# Oscar Peterson died last night



## dwagar (Mar 6, 2006)

Oscar Peterson, one of the greatest jazz musicians ever, passed away last night at 82.

RIP, thanks for the music man.


----------



## Chito (Feb 17, 2006)

RIP to the greatest Canadian jazz pianist.


----------



## Guest (Dec 24, 2007)

You know, as I age I want to do it like Peterson did: he played right up to the end. That's the way to go.


----------



## faracaster (Mar 9, 2006)

Sad, sad, news.

I was going to be doing a show with him in March (Canadian Songwriter's Hall of Fame). I guess it will be a tribute now.

Sleep peacefully, sweet man.


----------



## dwagar (Mar 6, 2006)

Chito said:


> RIP to the greatest Canadian jazz pianist.


Many say the greatest jazz pianist, anywhere, ever.

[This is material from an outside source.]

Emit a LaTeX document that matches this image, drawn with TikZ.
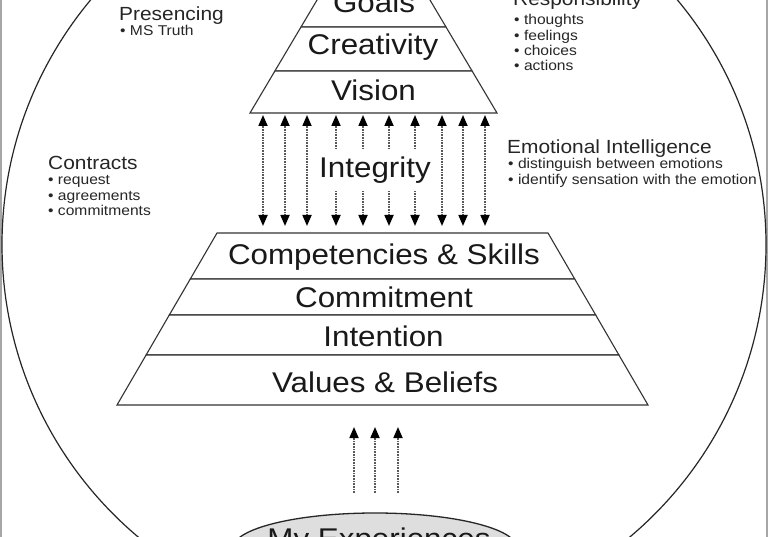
\documentclass[tikz,border=0pt]{standalone}
\usepackage{fontspec}
\setmainfont{Liberation Sans}[FakeStretch=1.1]
\usetikzlibrary{arrows.meta,shapes.geometric}
\tikzset{
  layer/.style={draw=black!80, line width=1.1pt, fill=white},
  big/.style={font=\fontsize{28.5}{30}\selectfont, text=black!90, inner sep=0pt},
  ttl/.style={font=\fontsize{19}{20}\selectfont, anchor=base west, inner sep=0pt, text=black!85},
  itm/.style={font=\fontsize{14.2}{15}\selectfont, anchor=base west, inner sep=0pt, text=black!85},
  tipx/.tip={Triangle[length=11pt,width=9pt,color=black]},
  darr/.style={line width=1.7pt, draw=black!65, dash pattern=on 0.9pt off 0.7pt, tipx-tipx},
  uarr/.style={line width=1.7pt, draw=black!65, dash pattern=on 0.9pt off 0.7pt, -tipx},
}
\begin{document}
\begin{tikzpicture}[x=1pt,y=-1pt]
\useasboundingbox (0,0) rectangle (768,537);
\clip (0,0) rectangle (768,537);
\fill[white] (0,0) rectangle (768,537);
% frame edges
\draw[gray!70, line width=1.5pt] (1,-5) -- (1,545);
\draw[gray!70, line width=1.5pt] (767,-5) -- (767,545);
% big circle
\draw[black!85, line width=1.2pt] (384,244.6) circle[radius=382];

% top pyramid
\draw[layer] (320,-5) -- (427,-5) -- (446,27) -- (301,27) -- cycle;
\draw[layer] (301,27) -- (446,27) -- (472.1,71) -- (274.9,71) -- cycle;
\draw[layer] (274.9,71) -- (472.1,71) -- (497,113) -- (250,113) -- cycle;
\node[big, anchor=base] (goals) at (374,12.7) {Goals};
\node[big, anchor=base] (creat) at (373,54.5) {Creativity};
\node[big, anchor=base] (vision) at (373.5,100.7) {Vision};

% bottom pyramid
\draw[layer] (217,233) -- (548,233) -- (574.7,279) -- (190.3,279) -- cycle;
\draw[layer] (190.3,279) -- (574.7,279) -- (595.7,315) -- (169.3,315) -- cycle;
\draw[layer] (169.3,315) -- (595.7,315) -- (618.9,355) -- (146.1,355) -- cycle;
\draw[layer] (146.1,355) -- (618.9,355) -- (648,405) -- (117,405) -- cycle;
\node[big, anchor=base] (comp) at (384,265) {Competencies \& Skills};
\node[big, anchor=base] (commit) at (384,308) {Commitment};
\node[big, anchor=base] (intent) at (383.5,346) {Intention};
\node[big, anchor=base] (values) at (385,392.7) {Values \& Beliefs};

% integrity arrows
\foreach \x in {263,285,307,336,363,389,415,442,463,485}
  \draw[darr] (\x,115) -- (\x,226);
\node[big, anchor=base, fill=white, inner xsep=4pt, inner ysep=7pt] (integ) at (375,178) {Integrity};

% experiences
\node[ellipse, draw=black!85, line width=1.3pt, fill=black!13, minimum width=284pt, minimum height=70pt] (exp) at (375,548) {};
\node[big, anchor=base] (exptext) at (379,548.5) {My Experiences};
\foreach \x in {354,375,398}
  \draw[uarr] (\x,493) -- (\x,427);

% side texts
\node[ttl] (pres) at (119,21) {Presencing};
\node[itm] (pres1) at (120,36) {• MS Truth};

\node[ttl] (contr) at (48,170) {Contracts};
\node[itm] (contr1) at (48,185) {• request};
\node[itm] (contr2) at (48,200.5) {• agreements};
\node[itm] (contr3) at (48,216) {• commitments};

\node[ttl] (resp) at (513,6) {Responsibility};
\node[itm] (resp1) at (514,25) {• thoughts};
\node[itm] (resp2) at (514,40.3) {• feelings};
\node[itm] (resp3) at (514,55.6) {• choices};
\node[itm] (resp4) at (514,71) {• actions};

\node[ttl] (emo) at (507,154) {Emotional Intelligence};
\node[itm] (emo1) at (508,169) {• distinguish between emotions};
\node[itm] (emo2) at (508,184.5) {• identify sensation with the emotion};
\end{tikzpicture}
\end{document}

If the young guns don't know his music, time to go buy some CDs.


----------



## Milkman (Feb 2, 2006)

RIP to one of the greatest from ANY country and to a prince among men.

Wow, could that man play.:smilie_flagge17::bow:


----------



## Geek (Jun 5, 2007)

NOOOOOOOOO!









He was one of my dad's favorites.

RIP


----------



## kous (Apr 12, 2007)

:thanks5qx: :smilie_flagge17:

Great musicians live on even after they pass away.


----------



## stratovani (Jul 1, 2007)

My Dad knew him when they were both teenagers, Oscar Peterson being from Verdun, a suburb of Montreal, and my Dad was from the Ville Emard section of Montreal, across the Aqueduct from Verdun. He used to go see him play and he became friends with him. When we were kids Dad used to regale me and my siblings about Peterson's prowess as a jazz pianist. He'll be sorely missed. RIP, Oscar.


----------



## searchin4signal (Sep 23, 2006)

RIP Mr. Peterson.....


----------



## keefsdad (Feb 7, 2006)

Oscar was a Canadian treasure. May he RIP.


----------



## Milkman (Feb 2, 2006)

For those unfamiliar with Oscar Peterson (hard to believe, but my wife didn't know who he was), here's a link.


RIP Oscar

http://www.theglobeandmail.com/servlet/story/RTGAM.20071226.wobpeterson1225/BNStory/Front/home


----------